Protesters Flock to MSP to Protest Trump Refugee Ban

Minneapolis, MN – Protesters gathered at the Minneapolis-St. Paul International Airport (MSP) Saturday and Sunday in protest of President Donald Trump’s executive order regarding refugees.

The Pioneer Press reports about 100 protesters assembled Saturday evening to symbolically welcome overseas travelers. There were no detentions or deportations reported at MSP. Protests continued Sunday afternoon.

“It’s just very un-American,” American Civil Liberties Union of Minnesota worker Molly Miller Mons told the Pioneer Press, “These people are coming from countries where they are escaping the terrorists we’re trying to prevent coming in. … People who have green cards into the country, they went through all the hoops, they’ve been OKed, they just chose to travel at this time. They didn’t fly a day earlier.”

Trump’s executive order temporarily blocks citizens from seven Muslim majority countries. These countries are Iraq, Syria, Iran, Libya, Somalia, Sudan, and Yemen. This affects some 218 million people in total.

The Secretaries of State and Homeland Security are able to make certain exceptions as well. Currently this order is causing some difficulties for permanent U.S. residents and other visa holders.

Protester slogans at MSP included “This is what democracy looks like,” “Refugees are welcome here,” and “build bridges, not walls!”

An MSP spokesman told the Pioneer Press that the protests had no impact on airport operations. Protests also occurred at other airports across the country, including Dallas-Fort Worth, and John F. Kennedy International Airport in New York.

While there were no instances of detentions at MSP, other airports across the country did detain people entering the United States.

ABC News reports that the exact number of people affected thus far by Trump’s executive order is hard to determine.

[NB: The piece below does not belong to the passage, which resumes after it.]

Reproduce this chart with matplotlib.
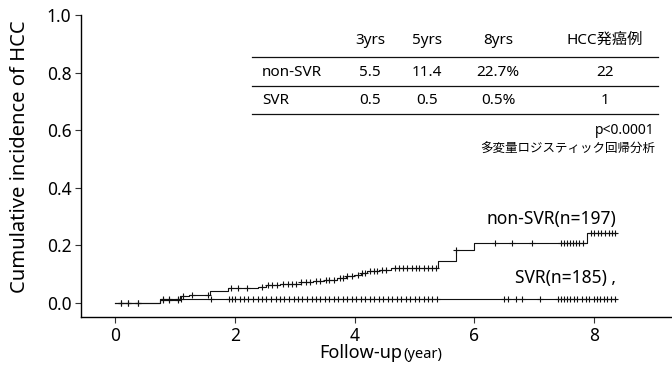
import matplotlib
matplotlib.use('Agg')
import matplotlib.pyplot as plt
import numpy as np

plt.rcParams['font.family'] = ['Noto Sans', 'Noto Sans CJK JP', 'DejaVu Sans']

# Kaplan-Meier style cumulative incidence (step times / values)
nonsvr_t = [0, 0.75, 1.09, 1.23, 1.58, 1.89, 2.39, 2.52, 2.76, 3.10, 3.31, 3.48,
            3.71, 3.85, 3.99, 4.10, 4.21, 4.40, 4.60, 5.40, 5.69, 6.00, 7.88]
nonsvr_p = [0, 0.010, 0.022, 0.028, 0.040, 0.050, 0.056, 0.062, 0.066, 0.070, 0.074,
            0.079, 0.086, 0.091, 0.097, 0.103, 0.109, 0.114, 0.120, 0.145, 0.184,
            0.208, 0.243]
nonsvr_end = 8.37
svr_t = [0, 0.75]
svr_p = [0, 0.013]
svr_end = 8.37

# censoring marks
nonsvr_cens = [0.10, 0.22, 0.38, 0.80, 0.90, 1.05, 1.13, 1.28, 1.55, 1.93, 2.05, 2.20,
               2.45, 2.55, 2.62, 2.70, 2.80, 2.88, 2.95, 3.02, 3.10, 3.18, 3.25, 3.35,
               3.42, 3.52, 3.58, 3.66, 3.75, 3.80, 3.88, 3.95, 4.05, 4.12, 4.18, 4.25,
               4.32, 4.38, 4.45, 4.52, 4.68, 4.74, 4.80, 4.88, 4.95, 5.02, 5.08, 5.15,
               5.22, 5.30, 5.36, 5.70, 6.35, 6.63, 6.96, 7.45, 7.50, 7.55, 7.60, 7.65,
               7.70, 7.75, 7.82, 7.95, 8.00, 8.06, 8.12, 8.18, 8.24, 8.30, 8.35]
svr_cens = [0.10, 0.22, 0.38, 0.80, 0.90, 1.05, 1.10, 1.60, 1.90, 1.95, 2.00, 2.08,
            2.15, 2.22, 2.30, 2.38, 2.45, 2.52, 2.60, 2.68, 2.75, 2.82, 2.90, 2.98,
            3.05, 3.12, 3.20, 3.28, 3.35, 3.42, 3.50, 3.58, 3.65, 3.72, 3.80, 3.88,
            3.95, 4.02, 4.10, 4.18, 4.25, 4.32, 4.40, 4.48, 4.55, 4.62, 4.70, 4.78,
            4.85, 4.92, 5.00, 5.08, 5.15, 5.22, 5.30, 5.38, 6.50, 6.56, 6.70, 6.80,
            7.10, 7.40, 7.45, 7.50, 7.55, 7.60, 7.66, 7.72, 7.80, 7.86, 7.92, 8.00,
            8.05, 8.10, 8.16, 8.22, 8.28, 8.34]

tbl_cols = ['3yrs', '5yrs', '8yrs', 'HCC発癌例']
tbl_rows = ['non-SVR', 'SVR']
tbl_vals = [['5.5', '11.4', '22.7%', '22'],
            ['0.5', '0.5', '0.5%', '1']]

W, H = 672, 365
fig = plt.figure(figsize=(W / 100, H / 100), dpi=100)
ax = fig.add_axes([81 / W, (H - 317) / H, 1 - 81 / W, (317 - 15) / H])


def km(ax, t, p, end, cens):
    tt = list(t) + [end]
    pp = list(p) + [p[-1]]
    ax.step(tt, pp, where='post', color='#111111', lw=0.8)
    idx = np.searchsorted(t, cens, side='right') - 1
    cy = np.asarray(p)[idx]
    ax.plot(cens, cy, ls='none', marker='+', color='#111111', ms=5, mew=0.8)


km(ax, nonsvr_t, nonsvr_p, nonsvr_end, nonsvr_cens)
km(ax, svr_t, svr_p, svr_end, svr_cens)

ax.set_xlim(-0.57, 9.3)
ax.set_ylim(-0.05, 1.0)
ax.set_xticks([0, 2, 4, 6, 8])
ax.set_yticks([0, 0.2, 0.4, 0.6, 0.8, 1.0])
ax.set_yticklabels(['0.0', '0.2', '0.4', '0.6', '0.8', '1.0'])
ax.spines['top'].set_visible(False)
ax.spines['right'].set_visible(False)
ax.tick_params(labelsize=12.5, length=4, width=0.8, color='#333333', pad=3)
for s in ax.spines.values():
    s.set_linewidth(1.0)

ax.text(8.37, 0.29, 'non-SVR(n=197)', ha='right', va='center', fontsize=12.5)
ax.text(8.37, 0.085, 'SVR(n=185) ,', ha='right', va='center', fontsize=12.5)

# axis labels
fig.text(20 / W, 1 - 157 / H, 'Cumulative incidence of HCC', rotation=90,
         ha='center', va='center', fontsize=14.5)
fig.text(402 / W, 1 - 353 / H, 'Follow-up', ha='right', va='center', fontsize=13)
fig.text(403 / W, 1 - 354 / H, '(year)', ha='left', va='center', fontsize=10.5)

# summary table
x0, x1 = 252 / W, 658 / W
for yl in [57, 86, 114]:
    fig.add_artist(plt.Line2D([x0, x1], [1 - yl / H, 1 - yl / H], color='#111111', lw=0.9))
col_x = [370, 427, 498, 605]
for cx, c in zip(col_x, tbl_cols):
    fig.text(cx / W, 1 - 40 / H, c, ha='center', va='center', fontsize=11)
for ry, rname, vals in zip([72, 100], tbl_rows, tbl_vals):
    fig.text(262 / W, 1 - ry / H, rname, ha='left', va='center', fontsize=11)
    for cx, v in zip(col_x, vals):
        fig.text(cx / W, 1 - ry / H, v, ha='center', va='center', fontsize=11)

fig.text(655 / W, 1 - 131 / H, 'p<0.0001', ha='right', va='center', fontsize=10)
fig.text(655 / W, 1 - 149 / H, '多変量ロジスティック回帰分析', ha='right', va='center',
         fontsize=9)

fig.savefig('out.png', dpi=100)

This is in part due to variations in procedure.

“We just simply don’t know how many people there are and where they are,” Lee Gelernt, deputy director of the American Civil Liberties Union’s Immigrants’ Rights Project told ABC.

An official with the Department of Homeland Security told ABC that 109 people in transit on airplanes had been detained, and a further 173 had been blocked from boarding their U.S. bound flights in the first place.

White House Chief of Staff Reince Priebus repeated the 109 person figure on NBC’s “Meet the Press.” Preibus also stated that the ban does not in fact affect people who already hold green cards.

“As far as green card holders moving forward it doesn’t affect them,” Preibus said.